Thanks for the help!


----------



## rcprato (Sep 14, 2007)

Do you go to a car wash regularly? Maybe something tire conditioner or something has gotten on your pads to cause them to glaze over.

I live in western NY and my last set of pads did not keep rotor surface clean









Switched to a semi-metallic pad from Advanced Auto Parts and now the rotor surface looks like it was just machined, dusting is not bad.

Just try dropping in a set of Semi-Metallic pads without changing rotors and see if they are more aggressive on rotor surface evenly across, will only set you back about $45 if can do work yourself.

My rotors cleaned up in about 1K miles


----------



## htr (Dec 22, 2014)

You can have the rotors lightly resurfaced when you install new pads. Also make sure when you install new pads you bed them in properly. When pads aren't bed properly it can cause glazing which looks like you have here. I doubt that too many shops or stealerships are taking the time to bed in when they do brake jobs. Your brakes will perform better and last longer when the proper bed in process is followed. And for in even wear make sure all pins and slides are either new or taken out and cleaned GOOD and greased well with good grease and that any and all contact points between the pad and caliper are greased also. Anywhere that the pad contacts metal, including back of pad where the piston makes contact. Obviously no grease on the pad where it contacts rotor.


----------



## Ackevor (Aug 26, 2016)

Thanks guys, had notifications turned off. Yes I can do most of my own stuff and have in the past. Sadly I had them resurfaced by a friend but he mastered off the hats and did it in a lathe for the ones on my 2012 Jetta. Bad idea as they are now causing a heavy pulsation so either weren't cut right or got warped.

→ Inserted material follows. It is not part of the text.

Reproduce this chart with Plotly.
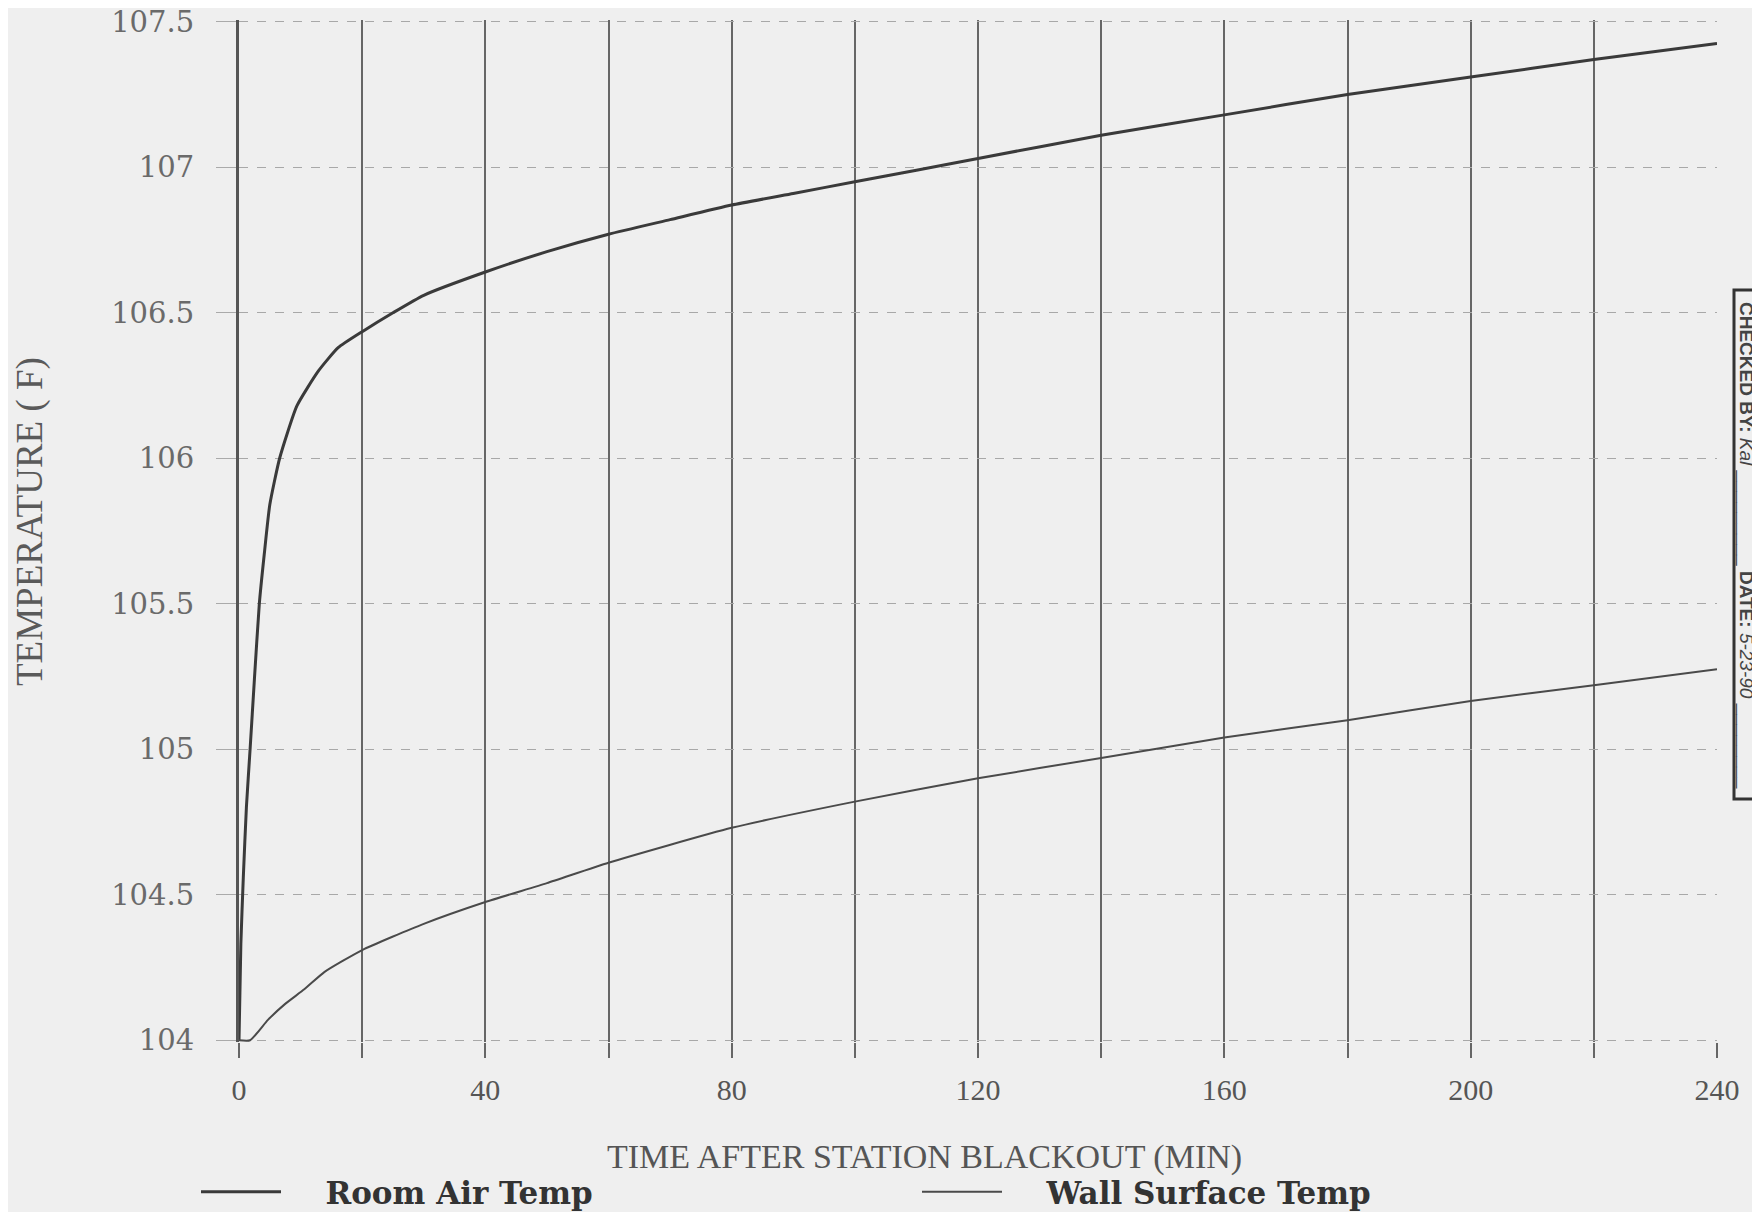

Thanks for the tip about semi metallic. Never though of trying that. That and the car wash is a good point. We rarely used auto car washes, maybe 2 times a year, mostly do it by hand at home, still something to keep in mind. Just odd its happening to all 3 cars. The pads are actually wearing odd. where there is a rust ring, there is a step because it doesn't seem to wear as much there. I am thinking of trying a whole set of rotors and pads from here or Brake Labs on eBay.http://www.ebay.com/itm/Front-and-Rear-Brake-Rotors-Ceramic-Pads-JETTA-A3-BEETLE-EOS-GOLF-GTI-PASSAT-/281903678463?vxp=mtr&hash=item41a2c4c3ff

No one around me resurfaces rotors anymore so I don't want to just get new pads and have them wear unevenly then fail state inspection for the rotors.


----------



## rcprato (Sep 14, 2007)

I did not resurface front rotors when I tried the semi-metallic pads (they are Zimmerman rotors that were only a 1 1/2 year old), they were aggressive enough that after 500 miles the surface of the rotor was looking like you would expect from what you see in picrture.

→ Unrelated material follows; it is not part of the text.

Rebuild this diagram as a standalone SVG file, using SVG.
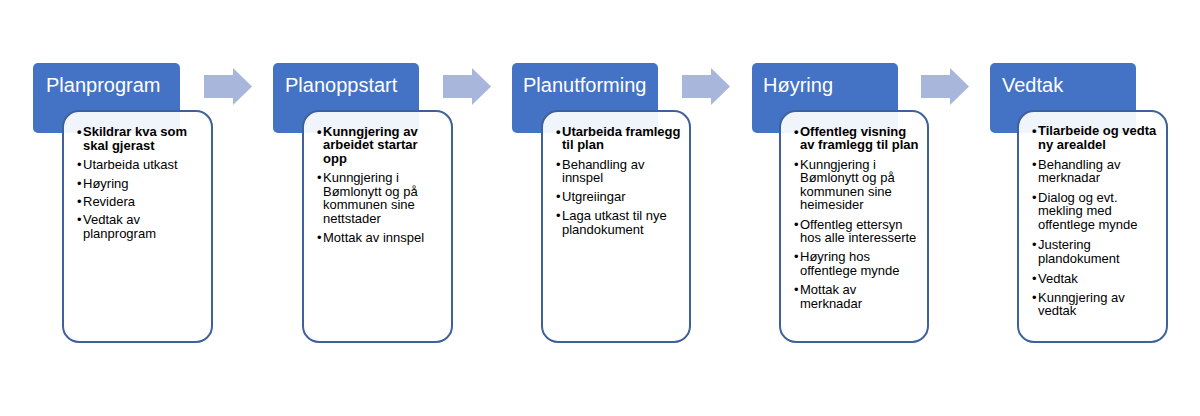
<svg xmlns="http://www.w3.org/2000/svg" width="1200" height="416" viewBox="0 0 1200 416">
<style>
.hdr{fill:#4472C4;}
.card{fill:#FFFFFF;fill-opacity:0.92;stroke:#3F619B;stroke-width:2;}
.title{font-family:"Liberation Sans",Arial,sans-serif;font-size:20px;fill:#FFFFFF;}
.t{font-family:"Liberation Sans",Arial,sans-serif;font-size:13px;fill:#000000;}
.b{font-weight:bold;}
.arrow{fill:#A8B6DC;}
</style>
<rect width="1200" height="416" fill="#FFFFFF"/>
<g id="connectors">
<path class="arrow" d="M204,75 H233 V68 L252,86.5 L233,105 V98 H204 Z"/>
<path class="arrow" d="M443,75 H472 V68 L491,86.5 L472,105 V98 H443 Z"/>
<path class="arrow" d="M682,75 H711 V68 L730,86.5 L711,105 V98 H682 Z"/>
<path class="arrow" d="M921,75 H950 V68 L969,86.5 L950,105 V98 H921 Z"/>
</g>
<g id="node-planprogram">
<rect class="hdr" x="33" y="63" width="147" height="70" rx="5"/>
<text class="title" x="46" y="92">Planprogram</text>
<rect class="card" x="63" y="111" width="149" height="231" rx="16"/>
<text class="t b" x="77" y="136">•</text><text class="t b" x="83" y="136">Skildrar kva som</text>
<text class="t b" x="83" y="149.5">skal gjerast</text>
<text class="t" x="77" y="169">•</text><text class="t" x="83" y="169">Utarbeida utkast</text>
<text class="t" x="77" y="187.5">•</text><text class="t" x="83" y="187.5">Høyring</text>
<text class="t" x="77" y="205.5">•</text><text class="t" x="83" y="205.5">Revidera</text>
<text class="t" x="77" y="224">•</text><text class="t" x="83" y="224">Vedtak av</text>
<text class="t" x="83" y="237.5">planprogram</text>
</g>
<g id="node-planoppstart">
<rect class="hdr" x="273" y="63" width="146" height="70" rx="5"/>
<text class="title" x="285" y="92">Planoppstart</text>
<rect class="card" x="303" y="111" width="149" height="231" rx="16"/>
<text class="t b" x="317" y="135.5">•</text><text class="t b" x="323" y="135.5">Kunngjering av</text>
<text class="t b" x="323" y="149">arbeidet startar</text>
<text class="t b" x="323" y="162.5">opp</text>
<text class="t" x="317" y="182">•</text><text class="t" x="323" y="182">Kunngjering i</text>
<text class="t" x="323" y="195.5">Bømlonytt og på</text>
<text class="t" x="323" y="209">kommunen sine</text>
<text class="t" x="323" y="222.5">nettstader</text>
<text class="t" x="317" y="242">•</text><text class="t" x="323" y="242">Mottak av innspel</text>
</g>
<g id="node-planutforming">
<rect class="hdr" x="512" y="63" width="146" height="70" rx="5"/>
<text class="title" x="523" y="92">Planutforming</text>
<rect class="card" x="542" y="111" width="148" height="231" rx="16"/>
<text class="t b" x="556" y="135.5">•</text><text class="t b" x="562" y="135.5">Utarbeida framlegg</text>
<text class="t b" x="562" y="149">til plan</text>
<text class="t" x="556" y="168.5">•</text><text class="t" x="562" y="168.5">Behandling av</text>
<text class="t" x="562" y="182">innspel</text>
<text class="t" x="556" y="201">•</text><text class="t" x="562" y="201">Utgreiingar</text>
<text class="t" x="556" y="220">•</text><text class="t" x="562" y="220">Laga utkast til nye</text>
<text class="t" x="562" y="233.5">plandokument</text>
</g>
<g id="node-hoyring">
<rect class="hdr" x="752" y="63" width="146" height="70" rx="5"/>
<text class="title" x="763" y="92">Høyring</text>
<rect class="card" x="780" y="111" width="148" height="231" rx="16"/>
<text class="t b" x="794" y="135.5">•</text><text class="t b" x="800" y="135.5">Offentleg visning</text>
<text class="t b" x="800" y="149">av framlegg til plan</text>
<text class="t" x="794" y="168.5">•</text><text class="t" x="800" y="168.5">Kunngjering i</text>
<text class="t" x="800" y="182">Bømlonytt og på</text>
<text class="t" x="800" y="195.5">kommunen sine</text>
<text class="t" x="800" y="209">heimesider</text>
<text class="t" x="794" y="228.5">•</text><text class="t" x="800" y="228.5">Offentleg ettersyn</text>
<text class="t" x="800" y="242">hos alle interesserte</text>
<text class="t" x="794" y="261">•</text><text class="t" x="800" y="261">Høyring hos</text>
<text class="t" x="800" y="274.5">offentlege mynde</text>
<text class="t" x="794" y="294">•</text><text class="t" x="800" y="294">Mottak av</text>
<text class="t" x="800" y="307.5">merknadar</text>
</g>
<g id="node-vedtak">
<rect class="hdr" x="990" y="63" width="146" height="70" rx="5"/>
<text class="title" x="1002" y="92">Vedtak</text>
<rect class="card" x="1018" y="111" width="149" height="231" rx="16"/>
<text class="t b" x="1032" y="135">•</text><text class="t b" x="1038" y="135">Tilarbeide og vedta</text>
<text class="t b" x="1038" y="148.5">ny arealdel</text>
<text class="t" x="1032" y="168.5">•</text><text class="t" x="1038" y="168.5">Behandling av</text>
<text class="t" x="1038" y="182">merknadar</text>
<text class="t" x="1032" y="201.5">•</text><text class="t" x="1038" y="201.5">Dialog og evt.</text>
<text class="t" x="1038" y="215">mekling med</text>
<text class="t" x="1038" y="229">offentlege mynde</text>
<text class="t" x="1032" y="249">•</text><text class="t" x="1038" y="249">Justering</text>
<text class="t" x="1038" y="262.5">plandokument</text>
<text class="t" x="1032" y="282.5">•</text><text class="t" x="1038" y="282.5">Vedtak</text>
<text class="t" x="1032" y="301.5">•</text><text class="t" x="1038" y="301.5">Kunngjering av</text>
<text class="t" x="1038" y="315">vedtak</text>
</g>
</svg>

I have tried lots of pads over my years of driving and for everyday use the semi-metallic are best at providing good stopping and keeping rotor surface clean, they do dust but that is just a friendly reminder to wash your car IMO. Never had good luck long term with Ceramic pads.

I would not buy the package you reference, spend a little extra on the rotors and find some that have a* high carbon content* and then get the Advanced Auto Part pads if they are available in your area. The dusting from those pads is very reasonable and no worst than stock on my 08.

I like the Brembo UV coated rotors, http://www.germanautoparts.com/productdisplay/137649
http://brembo.mycarparts.net/products/Brembo-09977211?product_application_id=9148092361

I am running Pagid brand semi-metallic pads in the rear with the Brembo rotors, more dusting but keeping rotor surface looking like new even after 20K.


----------



## Black Jetta GT (Jan 10, 2003)

I've also been having this problem on my Ford Escape, only on the rear rotors though. This is what they look like after only 30,000 miles.


click for full size image

RCPrato - you say you've never had good long term experience with ceramic pads, what exactly happened? I was going to switch to some stoptech ceramics or something similar from Bosch etc ($45 per axle) to reduce the amount of brake dust. Its insane how much dust OEM pads throw out


----------



## rcprato (Sep 14, 2007)

Black Jetta GT, on the wheels that are pictured I would expect you are getting No brake dust?

I am 56 years old and been doing brake jobs on my cars since I was in my 20's and the only type of pad that seems to keep the rotor surface clean are semi-metallic pads, they do produce dust but that is a by product of them doing what I want them to do.

Ceramic and other low dusting compounds that I have tried never seem to keep the rotor surface clean over the life time of the pads, they get rust build up and other contamination like you have pictured.

Do like I suggested in my earlier post, get some Advanced Auto Parts or other chain store semi-metallic pads (get the better quality ones offered) and put them on the caliper for rotor pictured and do not machine the rotor. If after 500 to 700 miles the rotor surface starts to clean up than the previous pads where glazed over for some reason and not biting into the rotor. If the rotor stays dirty than you are not getting any braking from the rear brake calipers you will need to figure out why.

Being in western NY we get a lot of humidity in summer and winter so I get a light rust coating just having car sit over night sometimes, I wash cars about once a week so excessive brake dust build up is not a problem.

PM me your cell phone # and I can send you a pick of what my rotors look like now, like they were just turned on the lathe.


----------



## caffeine powered (Apr 16, 2007)

Ackevor said:


> ...No one around me resurfaces rotors anymore...


Is there an O'Reilly Auto Parts near you? Each of the locations around here has a brake rotor lathe, but not all the employees are trained to use it. A couple of weeks ago I had a pad come off the backing so I took off both rear rotors and had them turned for $10 each.


----------